### [Provided data]
'''

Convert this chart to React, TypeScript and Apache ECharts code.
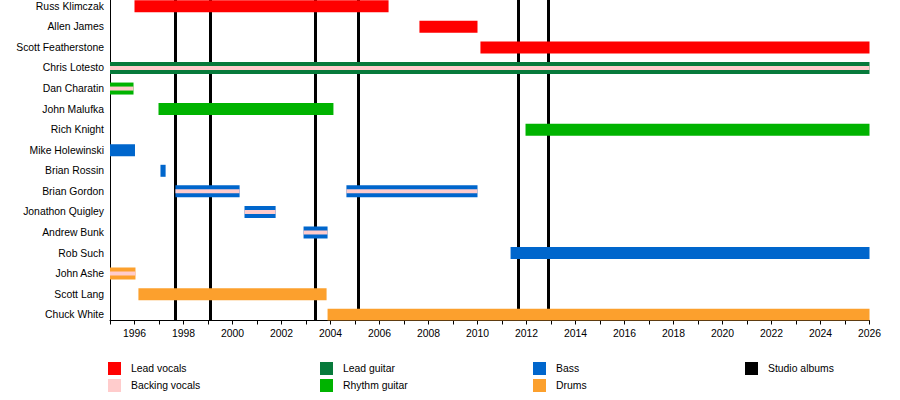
import React, { useEffect, useRef } from "react";
import * as echarts from "echarts";

const members = [
  "Russ Klimczak",
  "Allen James",
  "Scott Featherstone",
  "Chris Lotesto",
  "Dan Charatin",
  "John Malufka",
  "Rich Knight",
  "Mike Holewinski",
  "Brian Rossin",
  "Brian Gordon",
  "Jonathon Quigley",
  "Andrew Bunk",
  "Rob Such",
  "John Ashe",
  "Scott Lang",
  "Chuck White",
];

type Stint = [number, number, string];

const leadVocals: Stint[] = [
  [1996.0, 2006.37, "Russ Klimczak"],
  [2007.63, 2010.0, "Allen James"],
  [2010.12, 2026.0, "Scott Featherstone"],
];
const leadGuitar: Stint[] = [[1995.0, 2026.0, "Chris Lotesto"]];
const rhythmGuitar: Stint[] = [
  [1995.0, 1995.96, "Dan Charatin"],
  [1996.98, 2004.12, "John Malufka"],
  [2011.96, 2026.0, "Rich Knight"],
];
const bass: Stint[] = [
  [1995.0, 1996.02, "Mike Holewinski"],
  [1997.06, 1997.27, "Brian Rossin"],
  [1997.67, 2000.29, "Brian Gordon"],
  [2004.65, 2010.0, "Brian Gordon"],
  [2000.49, 2001.76, "Jonathon Quigley"],
  [2002.9, 2003.88, "Andrew Bunk"],
  [2011.35, 2026.0, "Rob Such"],
];
const drums: Stint[] = [
  [1995.0, 1996.04, "John Ashe"],
  [1996.16, 2003.84, "Scott Lang"],
  [2003.88, 2026.0, "Chuck White"],
];
const backingVocals: Stint[] = [
  [1995.0, 2026.0, "Chris Lotesto"],
  [1995.0, 1995.96, "Dan Charatin"],
  [1997.67, 2000.29, "Brian Gordon"],
  [2004.65, 2010.0, "Brian Gordon"],
  [2000.49, 2001.76, "Jonathon Quigley"],
  [2002.9, 2003.88, "Andrew Bunk"],
  [1995.0, 1996.04, "John Ashe"],
];
const studioAlbums = [1997.67, 1999.1, 2003.39, 2005.12, 2011.68, 2012.9];

const legendColumns = [
  ["Lead vocals", "Backing vocals"],
  ["Lead guitar", "Rhythm guitar"],
  ["Bass", "Drums"],
  ["Studio albums"],
];

const xMin = 1995;
const xMax = 2026;
const yMin = -0.306;
const yMax = 15.28;

const FONT = "'Liberation Sans', Arial, Helvetica, sans-serif";

function barSeries(name: string, color: string, stints: Stint[], h: number, z: number) {
  return {
    type: "custom",
    name,
    z,
    itemStyle: { color },
    clip: true,
    encode: { x: [0, 1], y: 2 },
    data: stints.map(([a, b, m]) => [a, b, members.indexOf(m)]),
    renderItem: (params: any, api: any) => {
      const s = api.coord([api.value(0), api.value(2)]);
      const e = api.coord([api.value(1), api.value(2)]);
      return {
        type: "rect",
        shape: { x: s[0], y: s[1] - h / 2, width: e[0] - s[0], height: h },
        style: { fill: color },
      };
    },
  };
}

export default function App() {
  const ref = useRef<HTMLDivElement>(null);
  useEffect(() => {
    document.body.style.margin = "0";
    const chart = echarts.init(ref.current!, undefined, { renderer: "svg" });
    const legendLefts = [108, 320, 533, 745];
    chart.setOption({
      animation: false,
      textStyle: { fontFamily: FONT },
      grid: { show: false, left: 110, top: 0, width: 759.5, height: 320.5 },
      xAxis: {
        type: "value",
        min: xMin,
        max: xMax,
        interval: 1,
        splitLine: { show: false },
        axisLine: { show: true, onZero: false, lineStyle: { color: "#000", width: 1 } },
        axisTick: { show: true, length: 4, lineStyle: { color: "#000" } },
        axisLabel: {
          fontSize: 10.4,
          color: "#000",
          margin: 8,
          fontFamily: FONT,
          formatter: (v: number) => (Math.round(v) % 2 === 0 ? String(Math.round(v)) : ""),
        },
      },
      yAxis: {
        type: "value",
        inverse: true,
        min: yMin,
        max: yMax,
        splitLine: { show: false },
        axisLine: { show: true, onZero: false, lineStyle: { color: "#000", width: 1 } },
        axisTick: { show: false },
        axisLabel: {
          customValues: members.map((_, i) => i),
          formatter: (v: number) => members[Math.round(v)] ?? "",
          fontSize: 10.4,
          color: "#000",
          margin: 6,
          fontFamily: FONT,
        },
      },
      legend: legendColumns.map((col, i) => ({
        data: col,
        left: legendLefts[i],
        top: 362,
        orient: "vertical",
        icon: "rect",
        itemWidth: 13,
        itemHeight: 13,
        itemGap: 4,
        padding: 0,
        selectedMode: false,
        textStyle: { fontSize: 10.4, color: "#000", fontFamily: FONT, padding: [0, 0, 0, 5] },
      })),
      series: [
        {
          type: "line",
          name: "Studio albums",
          z: 1,
          data: [],
          itemStyle: { color: "#000" },
          lineStyle: { color: "#000" },
          markLine: {
            z: 1,
            silent: true,
            symbol: "none",
            label: { show: false },
            lineStyle: { color: "#000", width: 3, type: "solid" },
            data: studioAlbums.map((v) => ({ xAxis: v })),
          },
        },
        barSeries("Lead vocals", "#ff0000", leadVocals, 12, 3),
        barSeries("Lead guitar", "#077a3b", leadGuitar, 12, 3),
        barSeries("Rhythm guitar", "#00b300", rhythmGuitar, 12, 3),
        barSeries("Bass", "#0066cc", bass, 12, 3),
        barSeries("Drums", "#fca02d", drums, 12, 3),
        barSeries("Backing vocals", "#ffcccc", backingVocals, 4, 4),
      ],
    });
    return () => chart.dispose();
  }, []);
  return <div ref={ref} style={{ width: 900, height: 400 }} />;
}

'''

### [Objective]
Go from the first line of the listing to the line holding "type Stint = [number, number, string];" and, please, transcribe those lines exactly, both included, with no pictures.

### [Final result]
Convert this chart to React, TypeScript and Apache ECharts code.
import React, { useEffect, useRef } from "react";
import * as echarts from "echarts";

const members = [
  "Russ Klimczak",
  "Allen James",
  "Scott Featherstone",
  "Chris Lotesto",
  "Dan Charatin",
  "John Malufka",
  "Rich Knight",
  "Mike Holewinski",
  "Brian Rossin",
  "Brian Gordon",
  "Jonathon Quigley",
  "Andrew Bunk",
  "Rob Such",
  "John Ashe",
  "Scott Lang",
  "Chuck White",
];

type Stint = [number, number, string];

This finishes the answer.